Source excerpt>
####################

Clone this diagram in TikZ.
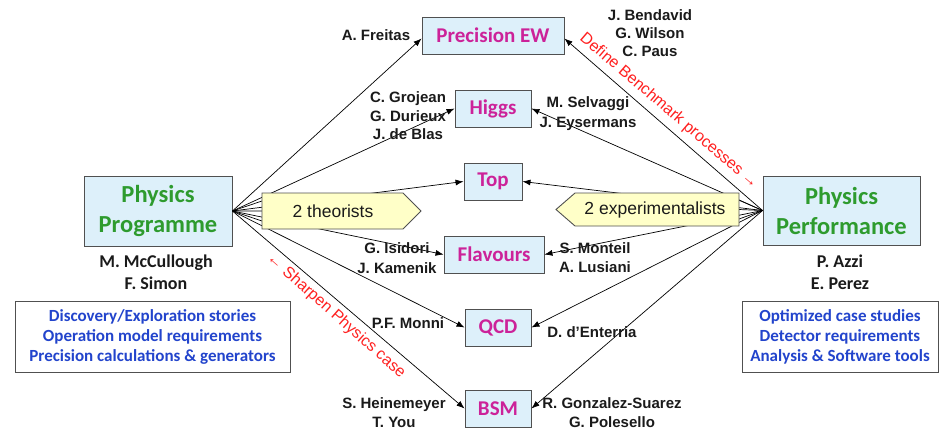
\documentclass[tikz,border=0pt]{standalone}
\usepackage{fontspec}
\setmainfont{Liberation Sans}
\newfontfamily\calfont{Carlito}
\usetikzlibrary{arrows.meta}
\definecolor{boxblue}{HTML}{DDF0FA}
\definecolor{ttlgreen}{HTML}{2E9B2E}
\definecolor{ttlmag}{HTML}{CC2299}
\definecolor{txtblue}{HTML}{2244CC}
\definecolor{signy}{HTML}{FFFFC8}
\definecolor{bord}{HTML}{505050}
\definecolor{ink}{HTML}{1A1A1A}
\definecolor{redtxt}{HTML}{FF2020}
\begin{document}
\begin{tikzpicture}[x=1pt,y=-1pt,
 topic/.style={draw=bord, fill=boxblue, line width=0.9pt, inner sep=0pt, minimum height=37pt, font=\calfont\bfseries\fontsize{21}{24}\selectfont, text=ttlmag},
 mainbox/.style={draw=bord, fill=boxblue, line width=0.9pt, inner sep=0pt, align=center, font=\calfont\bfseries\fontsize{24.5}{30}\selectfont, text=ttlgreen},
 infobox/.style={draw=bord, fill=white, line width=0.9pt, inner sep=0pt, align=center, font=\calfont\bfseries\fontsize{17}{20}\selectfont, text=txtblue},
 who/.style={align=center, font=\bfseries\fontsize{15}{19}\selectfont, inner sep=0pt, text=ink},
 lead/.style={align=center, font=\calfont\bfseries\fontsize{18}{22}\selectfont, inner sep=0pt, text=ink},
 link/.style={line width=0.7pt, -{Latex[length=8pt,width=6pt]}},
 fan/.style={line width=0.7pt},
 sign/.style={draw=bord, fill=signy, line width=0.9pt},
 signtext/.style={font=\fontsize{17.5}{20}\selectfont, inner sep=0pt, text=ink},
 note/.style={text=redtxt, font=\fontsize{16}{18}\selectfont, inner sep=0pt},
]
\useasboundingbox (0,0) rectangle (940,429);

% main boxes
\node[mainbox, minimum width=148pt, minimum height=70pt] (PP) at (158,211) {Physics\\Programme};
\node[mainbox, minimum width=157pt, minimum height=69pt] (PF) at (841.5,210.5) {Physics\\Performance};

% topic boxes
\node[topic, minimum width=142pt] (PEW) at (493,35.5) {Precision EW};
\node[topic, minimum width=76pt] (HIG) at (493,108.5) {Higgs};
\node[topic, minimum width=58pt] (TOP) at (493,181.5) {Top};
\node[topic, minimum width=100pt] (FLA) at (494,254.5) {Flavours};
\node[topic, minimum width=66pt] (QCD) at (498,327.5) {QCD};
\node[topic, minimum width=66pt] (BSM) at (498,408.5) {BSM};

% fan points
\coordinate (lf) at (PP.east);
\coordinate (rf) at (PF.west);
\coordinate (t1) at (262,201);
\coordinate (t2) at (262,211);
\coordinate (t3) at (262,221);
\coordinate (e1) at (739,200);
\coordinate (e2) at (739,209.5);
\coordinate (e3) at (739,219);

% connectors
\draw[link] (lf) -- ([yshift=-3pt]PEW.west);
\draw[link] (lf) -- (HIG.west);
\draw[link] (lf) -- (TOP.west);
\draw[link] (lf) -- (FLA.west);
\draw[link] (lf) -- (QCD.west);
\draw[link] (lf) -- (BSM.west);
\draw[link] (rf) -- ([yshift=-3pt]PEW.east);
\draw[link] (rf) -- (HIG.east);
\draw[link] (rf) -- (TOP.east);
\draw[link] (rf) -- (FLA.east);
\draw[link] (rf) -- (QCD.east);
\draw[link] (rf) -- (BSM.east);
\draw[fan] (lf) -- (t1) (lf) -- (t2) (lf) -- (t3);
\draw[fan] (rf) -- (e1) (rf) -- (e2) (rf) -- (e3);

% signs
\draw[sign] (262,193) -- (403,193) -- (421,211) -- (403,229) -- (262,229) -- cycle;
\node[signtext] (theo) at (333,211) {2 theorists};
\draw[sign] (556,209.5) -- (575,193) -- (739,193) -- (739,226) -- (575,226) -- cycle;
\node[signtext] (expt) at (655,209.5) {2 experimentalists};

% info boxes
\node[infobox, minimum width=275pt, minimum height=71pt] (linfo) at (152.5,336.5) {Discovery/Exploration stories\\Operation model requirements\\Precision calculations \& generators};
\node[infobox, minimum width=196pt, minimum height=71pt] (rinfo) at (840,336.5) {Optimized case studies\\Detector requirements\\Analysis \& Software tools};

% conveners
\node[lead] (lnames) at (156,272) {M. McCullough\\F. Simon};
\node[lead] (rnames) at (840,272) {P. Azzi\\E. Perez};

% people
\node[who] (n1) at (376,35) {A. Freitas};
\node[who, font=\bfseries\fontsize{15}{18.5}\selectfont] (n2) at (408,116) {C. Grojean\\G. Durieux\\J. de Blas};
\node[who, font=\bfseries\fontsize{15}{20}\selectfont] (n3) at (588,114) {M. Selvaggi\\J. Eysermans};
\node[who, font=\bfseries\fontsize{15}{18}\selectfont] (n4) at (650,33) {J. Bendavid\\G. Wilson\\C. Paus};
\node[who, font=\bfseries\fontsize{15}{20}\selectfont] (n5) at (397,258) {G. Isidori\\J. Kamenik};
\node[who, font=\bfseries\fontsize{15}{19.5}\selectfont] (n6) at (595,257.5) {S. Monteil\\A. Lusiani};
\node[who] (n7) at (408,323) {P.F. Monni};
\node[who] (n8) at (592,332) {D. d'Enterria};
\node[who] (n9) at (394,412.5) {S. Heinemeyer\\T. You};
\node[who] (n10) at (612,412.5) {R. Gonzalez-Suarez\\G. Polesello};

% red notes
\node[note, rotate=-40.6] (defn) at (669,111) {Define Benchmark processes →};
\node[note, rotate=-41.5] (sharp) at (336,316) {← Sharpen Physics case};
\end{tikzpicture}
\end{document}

####################

Work to be completed> Copy the data character for character, but drop all pictures from the copy.

Expected answer>
Clone this diagram in TikZ.
\documentclass[tikz,border=0pt]{standalone}
\usepackage{fontspec}
\setmainfont{Liberation Sans}
\newfontfamily\calfont{Carlito}
\usetikzlibrary{arrows.meta}
\definecolor{boxblue}{HTML}{DDF0FA}
\definecolor{ttlgreen}{HTML}{2E9B2E}
\definecolor{ttlmag}{HTML}{CC2299}
\definecolor{txtblue}{HTML}{2244CC}
\definecolor{signy}{HTML}{FFFFC8}
\definecolor{bord}{HTML}{505050}
\definecolor{ink}{HTML}{1A1A1A}
\definecolor{redtxt}{HTML}{FF2020}
\begin{document}
\begin{tikzpicture}[x=1pt,y=-1pt,
 topic/.style={draw=bord, fill=boxblue, line width=0.9pt, inner sep=0pt, minimum height=37pt, font=\calfont\bfseries\fontsize{21}{24}\selectfont, text=ttlmag},
 mainbox/.style={draw=bord, fill=boxblue, line width=0.9pt, inner sep=0pt, align=center, font=\calfont\bfseries\fontsize{24.5}{30}\selectfont, text=ttlgreen},
 infobox/.style={draw=bord, fill=white, line width=0.9pt, inner sep=0pt, align=center, font=\calfont\bfseries\fontsize{17}{20}\selectfont, text=txtblue},
 who/.style={align=center, font=\bfseries\fontsize{15}{19}\selectfont, inner sep=0pt, text=ink},
 lead/.style={align=center, font=\calfont\bfseries\fontsize{18}{22}\selectfont, inner sep=0pt, text=ink},
 link/.style={line width=0.7pt, -{Latex[length=8pt,width=6pt]}},
 fan/.style={line width=0.7pt},
 sign/.style={draw=bord, fill=signy, line width=0.9pt},
 signtext/.style={font=\fontsize{17.5}{20}\selectfont, inner sep=0pt, text=ink},
 note/.style={text=redtxt, font=\fontsize{16}{18}\selectfont, inner sep=0pt},
]
\useasboundingbox (0,0) rectangle (940,429);

% main boxes
\node[mainbox, minimum width=148pt, minimum height=70pt] (PP) at (158,211) {Physics\\Programme};
\node[mainbox, minimum width=157pt, minimum height=69pt] (PF) at (841.5,210.5) {Physics\\Performance};

% topic boxes
\node[topic, minimum width=142pt] (PEW) at (493,35.5) {Precision EW};
\node[topic, minimum width=76pt] (HIG) at (493,108.5) {Higgs};
\node[topic, minimum width=58pt] (TOP) at (493,181.5) {Top};
\node[topic, minimum width=100pt] (FLA) at (494,254.5) {Flavours};
\node[topic, minimum width=66pt] (QCD) at (498,327.5) {QCD};
\node[topic, minimum width=66pt] (BSM) at (498,408.5) {BSM};

% fan points
\coordinate (lf) at (PP.east);
\coordinate (rf) at (PF.west);
\coordinate (t1) at (262,201);
\coordinate (t2) at (262,211);
\coordinate (t3) at (262,221);
\coordinate (e1) at (739,200);
\coordinate (e2) at (739,209.5);
\coordinate (e3) at (739,219);

% connectors
\draw[link] (lf) -- ([yshift=-3pt]PEW.west);
\draw[link] (lf) -- (HIG.west);
\draw[link] (lf) -- (TOP.west);
\draw[link] (lf) -- (FLA.west);
\draw[link] (lf) -- (QCD.west);
\draw[link] (lf) -- (BSM.west);
\draw[link] (rf) -- ([yshift=-3pt]PEW.east);
\draw[link] (rf) -- (HIG.east);
\draw[link] (rf) -- (TOP.east);
\draw[link] (rf) -- (FLA.east);
\draw[link] (rf) -- (QCD.east);
\draw[link] (rf) -- (BSM.east);
\draw[fan] (lf) -- (t1) (lf) -- (t2) (lf) -- (t3);
\draw[fan] (rf) -- (e1) (rf) -- (e2) (rf) -- (e3);

% signs
\draw[sign] (262,193) -- (403,193) -- (421,211) -- (403,229) -- (262,229) -- cycle;
\node[signtext] (theo) at (333,211) {2 theorists};
\draw[sign] (556,209.5) -- (575,193) -- (739,193) -- (739,226) -- (575,226) -- cycle;
\node[signtext] (expt) at (655,209.5) {2 experimentalists};

% info boxes
\node[infobox, minimum width=275pt, minimum height=71pt] (linfo) at (152.5,336.5) {Discovery/Exploration stories\\Operation model requirements\\Precision calculations \& generators};
\node[infobox, minimum width=196pt, minimum height=71pt] (rinfo) at (840,336.5) {Optimized case studies\\Detector requirements\\Analysis \& Software tools};

% conveners
\node[lead] (lnames) at (156,272) {M. McCullough\\F. Simon};
\node[lead] (rnames) at (840,272) {P. Azzi\\E. Perez};

% people
\node[who] (n1) at (376,35) {A. Freitas};
\node[who, font=\bfseries\fontsize{15}{18.5}\selectfont] (n2) at (408,116) {C. Grojean\\G. Durieux\\J. de Blas};
\node[who, font=\bfseries\fontsize{15}{20}\selectfont] (n3) at (588,114) {M. Selvaggi\\J. Eysermans};
\node[who, font=\bfseries\fontsize{15}{18}\selectfont] (n4) at (650,33) {J. Bendavid\\G. Wilson\\C. Paus};
\node[who, font=\bfseries\fontsize{15}{20}\selectfont] (n5) at (397,258) {G. Isidori\\J. Kamenik};
\node[who, font=\bfseries\fontsize{15}{19.5}\selectfont] (n6) at (595,257.5) {S. Monteil\\A. Lusiani};
\node[who] (n7) at (408,323) {P.F. Monni};
\node[who] (n8) at (592,332) {D. d'Enterria};
\node[who] (n9) at (394,412.5) {S. Heinemeyer\\T. You};
\node[who] (n10) at (612,412.5) {R. Gonzalez-Suarez\\G. Polesello};

% red notes
\node[note, rotate=-40.6] (defn) at (669,111) {Define Benchmark processes →};
\node[note, rotate=-41.5] (sharp) at (336,316) {← Sharpen Physics case};
\end{tikzpicture}
\end{document}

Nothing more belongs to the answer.